6c. CROSSBAR The shared memory crossbar is configured to output the bank data to the correct threads defined by the bank_lane_masks.
6d. The per thread data is written to a per sub-partition FIFO. The FIFO data is written back to the sub-partition register file.
6e. When all data has reached the register file the instruction is marked as retired. This step will also resolve any scoreboard blocking dependent instructions.
The shared memory unit processes warp instructions.
Supporting …
- More banks would increase the area and latency of both the resolver and crossbar. The write and read path is multiples of 32-bits (matching registers).
- Multiple warps would greatly increase the complexity of crossbar as the instruction meta data for sub-partition and RF location would need to be per lane.
- Multiple warps would greatly increase the implementation details of store conflicts and atomics.

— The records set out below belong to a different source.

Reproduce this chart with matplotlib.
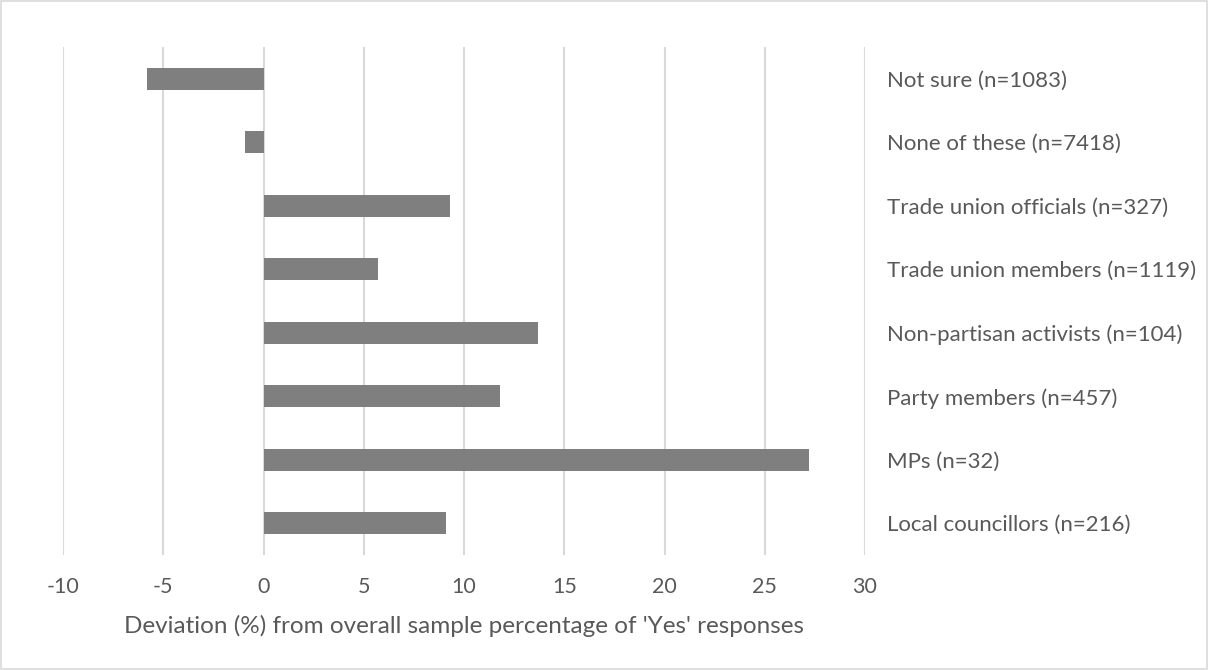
import matplotlib.pyplot as plt
from matplotlib.patches import Rectangle

labels = ["Local councillors (n=216)", "MPs (n=32)", "Party members (n=457)",
          "Non-partisan activists (n=104)", "Trade union members (n=1119)",
          "Trade union officials (n=327)", "None of these (n=7418)", "Not sure (n=1083)"]
values = [9.1, 27.2, 11.8, 13.7, 5.7, 9.3, -0.9, -5.8]
xticks = [-10, -5, 0, 5, 10, 15, 20, 25, 30]

plt.rcParams['font.family'] = ['Lato', 'DejaVu Sans']
txt = '#595959'
grid = '#d9d9d9'

fig = plt.figure(figsize=(12.08, 6.70), dpi=100)
ax = fig.add_axes([63 / 1208, 1 - 555 / 670, (865 - 63) / 1208, (555 - 47) / 670])

ypos = range(len(labels))
ax.barh(ypos, values, height=0.35, color='#7f7f7f', zorder=3)

ax.set_xlim(-10, 30)
ax.set_ylim(-0.5, len(labels) - 0.5)
ax.set_xticks(xticks)
ax.set_xticklabels([str(t) for t in xticks])
ax.set_yticks(list(ypos))
ax.set_yticklabels(labels)
ax.yaxis.tick_right()
ax.tick_params(axis='y', length=0, pad=16, labelsize=16, labelcolor=txt)
ax.tick_params(axis='x', length=0, pad=16, labelsize=15.5, labelcolor=txt)
ax.grid(axis='x', color=grid, linewidth=1.5, zorder=0)
for s in ax.spines.values():
    s.set_visible(False)

ax.set_xlabel("Deviation (%) from overall sample percentage of 'Yes' responses",
              fontsize=17.5, color=txt, labelpad=13)

fig.patches.append(Rectangle((0.001, 0.001), 0.998, 0.998, transform=fig.transFigure,
                             fill=False, edgecolor=grid, linewidth=1.2))

fig.savefig("out.png", dpi=100)
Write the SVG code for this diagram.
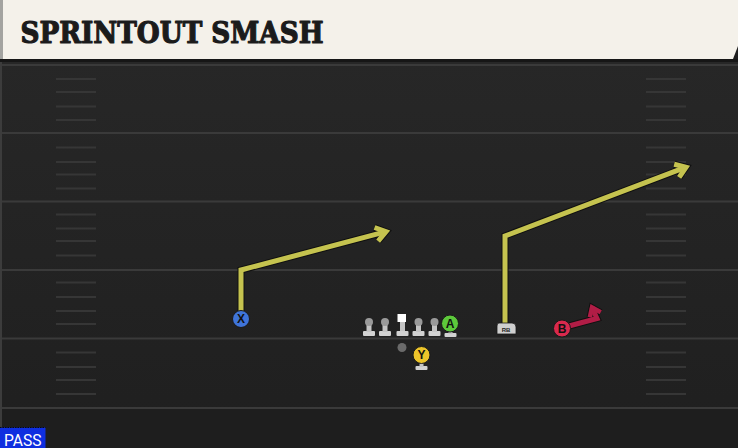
<svg xmlns="http://www.w3.org/2000/svg" xmlns:xlink="http://www.w3.org/1999/xlink" width="738" height="448" viewBox="0 0 738 448">
<style>
.yard{stroke:#3a3a3a;stroke-width:2}
.hash{stroke:#363636;stroke-width:2}
.outline{fill:none;stroke:#101010;stroke-width:7;stroke-linejoin:miter}
.yel{fill:none;stroke:#c5c34f;stroke-width:5;stroke-linejoin:miter}
.red{fill:none;stroke:#b11d46;stroke-width:5;stroke-linejoin:miter}
.lbl{font-family:"Liberation Sans",Arial,sans-serif;font-weight:bold;font-size:12px;text-anchor:middle;fill:#111}
</style>
<defs>
<linearGradient id="fieldg" x1="0" y1="0" x2="0" y2="1">
<stop offset="0" stop-color="#272727"/>
<stop offset="1" stop-color="#1f1f1f"/>
</linearGradient>
<marker id="aO" markerUnits="userSpaceOnUse" viewBox="-14 -10 18 20" refX="0" refY="0" markerWidth="18" markerHeight="20" orient="auto" overflow="visible">
<path d="M-10,-7 L0,0 L-10,7" fill="none" stroke="#101010" stroke-width="7"/>
</marker>
<marker id="aY" markerUnits="userSpaceOnUse" viewBox="-14 -10 18 20" refX="0" refY="0" markerWidth="18" markerHeight="20" orient="auto" overflow="visible">
<path d="M-10,-7 L0,0 L-10,7" fill="none" stroke="#c5c34f" stroke-width="5"/>
</marker>
<marker id="aR" markerUnits="userSpaceOnUse" viewBox="-14 -10 18 20" refX="0" refY="0" markerWidth="18" markerHeight="20" orient="auto" overflow="visible">
<path d="M-8,-6 L0,0 L-8,6" fill="none" stroke="#b11d46" stroke-width="4.5"/>
</marker>
<marker id="aRO" markerUnits="userSpaceOnUse" viewBox="-14 -10 18 20" refX="0" refY="0" markerWidth="18" markerHeight="20" orient="auto" overflow="visible">
<path d="M-8,-6 L0,0 L-8,6" fill="none" stroke="#101010" stroke-width="6.5"/>
</marker>
<g id="lineman">
<rect x="-6" y="9" width="12" height="5" rx="1" fill="#d2d2d2"/>
<rect x="-2.5" y="0" width="5" height="10" fill="#c4c4c4"/>
<circle cx="0" cy="0" r="4" fill="#9a9a9a"/>
</g>
<g id="stand">
<rect x="-6" y="0" width="12" height="4" rx="1" fill="#d2d2d2"/>
<rect x="-2" y="-4" width="4" height="5" fill="#c4c4c4"/>
</g>
</defs>

<!-- field -->
<rect x="0" y="0" width="738" height="448" fill="#1e1e1e"/>
<rect x="0" y="59" width="738" height="389" fill="url(#fieldg)"/>
<rect x="0" y="408" width="738" height="40" fill="#1e1e1e"/>
<rect x="0" y="59" width="2" height="389" fill="#3c3c3c"/>
<g id="yardlines">
<line class="yard" x1="2" y1="65" x2="738" y2="65"/>
<line class="yard" x1="2" y1="133" x2="738" y2="133"/>
<line class="yard" x1="2" y1="201.5" x2="738" y2="201.5"/>
<line class="yard" x1="2" y1="270" x2="738" y2="270"/>
<line class="yard" x1="2" y1="338.5" x2="738" y2="338.5"/>
<line class="yard" x1="2" y1="408" x2="738" y2="408"/>
</g>
<g id="hashes">
<path class="hash" d="M56,79H96M56,92H96M56,106.5H96M56,120H96M56,147.5H96M56,162H96M56,174.5H96M56,188.5H96M56,214.5H96M56,228.5H96M56,241H96M56,255.5H96M56,282.5H96M56,297H96M56,311H96M56,324H96M56,352.5H96M56,367H96M56,380H96M56,394H96"/>
<path class="hash" d="M646,79H686M646,92H686M646,106.5H686M646,120H686M646,147.5H686M646,162H686M646,174.5H686M646,188.5H686M646,214.5H686M646,228.5H686M646,241H686M646,255.5H686M646,282.5H686M646,297H686M646,311H686M646,324H686M646,352.5H686M646,367H686M646,380H686M646,394H686"/>
</g>

<!-- header -->
<g id="header">
<rect x="0" y="59" width="738" height="3" fill="#161616"/>
<polygon points="0,0 738,0 738,46 733,59 0,59" fill="#f4f1ea"/>
<rect x="0" y="0" width="3" height="59" fill="#a3a3a0"/>
<text x="20.5" y="42.5" font-family="DejaVu Serif,serif" font-weight="bold" font-size="29" textLength="303" lengthAdjust="spacingAndGlyphs" fill="#1b1b1b" stroke="#1b1b1b" stroke-width="1.2" stroke-linejoin="round">SPRINTOUT SMASH</text>
</g>

<!-- connectors -->
<g id="routes">
<path class="outline" d="M241,312 V270 L386,231.7" marker-end="url(#aO)"/>
<path class="yel" d="M241,312 V270 L386,231.7" marker-end="url(#aY)"/>
<path class="outline" d="M505,324 V236 L686,167.2" marker-end="url(#aO)"/>
<path class="yel" d="M505,324 V236 L686,167.2" marker-end="url(#aY)"/>
<path class="outline" d="M569,326 L597,318.5 L592,307.5" marker-end="url(#aRO)"/>
<path class="red" d="M569,326 L597,318.5 L592,307.5" marker-end="url(#aR)"/>
</g>

<!-- players -->
<g id="X">
<circle cx="241" cy="319" r="8.5" fill="#3f74d9" stroke="#1a1a1a" stroke-width="1"/>
<text class="lbl" x="241" y="323.3">X</text>
</g>
<g id="LT"><use xlink:href="#lineman" x="369" y="322"/></g>
<g id="LG"><use xlink:href="#lineman" x="385" y="322"/></g>
<g id="C">
<rect x="396.5" y="331" width="12" height="5" rx="1" fill="#d2d2d2"/>
<rect x="400" y="321" width="5" height="10" fill="#c4c4c4"/>
<rect x="397.5" y="314" width="8.5" height="8" fill="#ffffff"/>
</g>
<g id="RG"><use xlink:href="#lineman" x="418.5" y="322"/></g>
<g id="RT"><use xlink:href="#lineman" x="434.5" y="322"/></g>
<g id="A">
<use xlink:href="#stand" x="450.5" y="333"/>
<circle cx="450" cy="323.5" r="8.5" fill="#5dc93b" stroke="#1a1a1a" stroke-width="1"/>
<text class="lbl" x="450" y="327.8">A</text>
</g>
<g id="QB">
<circle cx="402" cy="347.5" r="4.5" fill="#6a6a6a"/>
</g>
<g id="Y">
<use xlink:href="#stand" x="421.5" y="366"/>
<circle cx="421.5" cy="355" r="8.5" fill="#ecc42a" stroke="#1a1a1a" stroke-width="1"/>
<text class="lbl" x="421.5" y="359.3">Y</text>
</g>
<g id="RB">
<path d="M499,323 H512 Q516,323 516,327 V334 H497 V326 Q497,323 499,323 Z" fill="#cfcfcf" stroke="#1a1a1a" stroke-width="0.8"/>
<text x="506" y="331.5" font-family="Liberation Sans,Arial,sans-serif" font-weight="bold" font-size="6" text-anchor="middle" fill="#222">RB</text>
</g>
<g id="B">
<circle cx="562" cy="328.5" r="8.5" fill="#d9294d" stroke="#1a1a1a" stroke-width="1"/>
<text class="lbl" x="562" y="332.8" fill="#2a0a10">B</text>
</g>

<!-- pass tag -->
<g id="pass">
<rect x="0" y="427.5" width="45.5" height="20.5" fill="#0f2fe0"/>
<line x1="0" y1="427.5" x2="45.5" y2="427.5" stroke="#0a0a0a" stroke-width="1" stroke-dasharray="1.5,1"/>
<text x="4" y="445.5" font-family="Roboto,Liberation Sans,sans-serif" font-size="16" textLength="37.5" lengthAdjust="spacingAndGlyphs" fill="#ffffff">PASS</text>
</g>
</svg>
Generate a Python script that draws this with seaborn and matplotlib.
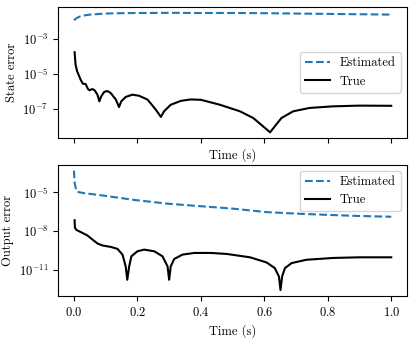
import seaborn as sns
import matplotlib.pyplot as plt
import numpy as np

# values, stored as log10 of the error
state_est_t = [0.0, 0.005, 0.01, 0.02, 0.035, 0.05, 0.075, 0.1, 0.15, 0.19, 0.3,
               0.4, 0.5, 0.6, 0.7, 0.8, 0.9, 1.0]
state_est_log = [-1.96, -1.88, -1.82, -1.74, -1.68, -1.64, -1.61, -1.58, -1.56, -1.55,
                 -1.54, -1.55, -1.55, -1.56, -1.58, -1.6, -1.62, -1.64]

state_true_t = [0.002, 0.005, 0.01, 0.021, 0.028, 0.037, 0.044, 0.049, 0.058, 0.065,
                0.074, 0.08, 0.086, 0.095, 0.105, 0.116, 0.132, 0.142, 0.149, 0.163,
                0.184, 0.205, 0.232, 0.258, 0.274, 0.284, 0.305, 0.337, 0.368, 0.4,
                0.46, 0.523, 0.565, 0.596, 0.618, 0.633, 0.654, 0.691, 0.743, 0.817,
                0.9, 1.0]
state_true_log = [-3.77, -4.47, -4.85, -5.32, -5.55, -5.57, -5.85, -5.92, -5.85, -5.92,
                  -6.17, -6.55, -6.26, -6.02, -5.96, -6.08, -6.45, -6.87, -6.55, -6.3,
                  -6.17, -6.23, -6.45, -7.02, -7.43, -7.11, -6.74, -6.52, -6.44, -6.46,
                  -6.74, -7.11, -7.49, -7.96, -8.3, -7.96, -7.49, -7.11, -6.92, -6.83,
                  -6.79, -6.8]

out_est_t = [0.0, 0.002, 0.005, 0.01, 0.032, 0.084, 0.19, 0.295, 0.4, 0.502, 0.607,
             0.712, 0.817, 0.9, 1.0]
out_est_log = [-3.29, -4.2, -4.6, -4.95, -5.05, -5.21, -5.58, -5.87, -6.07, -6.26, -6.53,
               -6.66, -6.76, -6.83, -6.89]

out_true_t = [0.002, 0.003, 0.008, 0.021, 0.042, 0.058, 0.074, 0.09, 0.116, 0.137,
              0.153, 0.163, 0.168, 0.174, 0.181, 0.2, 0.221, 0.253, 0.279, 0.295,
              0.3, 0.305, 0.316, 0.342, 0.379, 0.432, 0.482, 0.555, 0.607, 0.633,
              0.646, 0.651, 0.656, 0.665, 0.686, 0.733, 0.817, 0.9, 1.0]
out_true_log = [-7.16, -7.74, -7.92, -8.08, -8.34, -8.66, -8.97, -9.13, -9.24, -9.39,
                -9.84, -10.76, -11.8, -10.76, -9.97, -9.58, -9.45, -9.58, -9.97, -10.76,
                -11.8, -10.76, -10.18, -9.84, -9.71, -9.71, -9.79, -10.05, -10.45, -10.89,
                -11.55, -12.6, -11.55, -10.89, -10.5, -10.24, -10.1, -10.05, -10.05]

time_ticks = [0.0, 0.2, 0.4, 0.6, 0.8, 1.0]

plt.rcParams['font.family'] = 'serif'
plt.rcParams['font.serif'] = ['cmr10']
plt.rcParams['mathtext.fontset'] = 'cm'
plt.rcParams['axes.formatter.use_mathtext'] = True
plt.rcParams['font.size'] = 9

fig, (ax1, ax2) = plt.subplots(2, 1, figsize=(4.15, 3.43), dpi=100)
fig.subplots_adjust(left=0.14, right=0.981, top=0.98, bottom=0.137, hspace=0.2)

blue = '#1f77b4'

sns.lineplot(x=state_est_t, y=10 ** np.array(state_est_log), color=blue,
             linestyle='--', linewidth=1.5, label='Estimated', ax=ax1)
sns.lineplot(x=state_true_t, y=10 ** np.array(state_true_log), color='black',
             linewidth=1.5, label='True', ax=ax1)
ax1.set_yscale('log')
ax1.set_ylabel('State error', labelpad=3)
ax1.set_xlabel('Time (s)')
ax1.set_xticks(time_ticks)
ax1.tick_params(axis='x', labelbottom=False)
ax1.legend(loc='center right')

sns.lineplot(x=out_est_t, y=10 ** np.array(out_est_log), color=blue,
             linestyle='--', linewidth=1.5, label='Estimated', ax=ax2)
sns.lineplot(x=out_true_t, y=10 ** np.array(out_true_log), color='black',
             linewidth=1.5, label='True', ax=ax2)
ax2.set_yscale('log')
ax2.set_ylabel('Output error', labelpad=3)
ax2.set_xlabel('Time (s)')
ax2.set_xticks(time_ticks)
ax2.legend(loc='upper right')

for ax in (ax1, ax2):
    ax.set_xlim(-0.05, 1.05)
    ax.yaxis.set_minor_locator(plt.NullLocator())

plt.savefig('out.png', dpi=100)
plt.close()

- Multiple warps will greatly increase bank arbitration conflicts. On GV100+ the shared memory, load/store, and texture path all use the same SRAM so there is already bank arbitration by multiple clients.
All access are 32-bit. 64-bit is just 2 banks of 32-bit. The truncation and shift to 8-bit or 16-bit value can be done in the write-back path.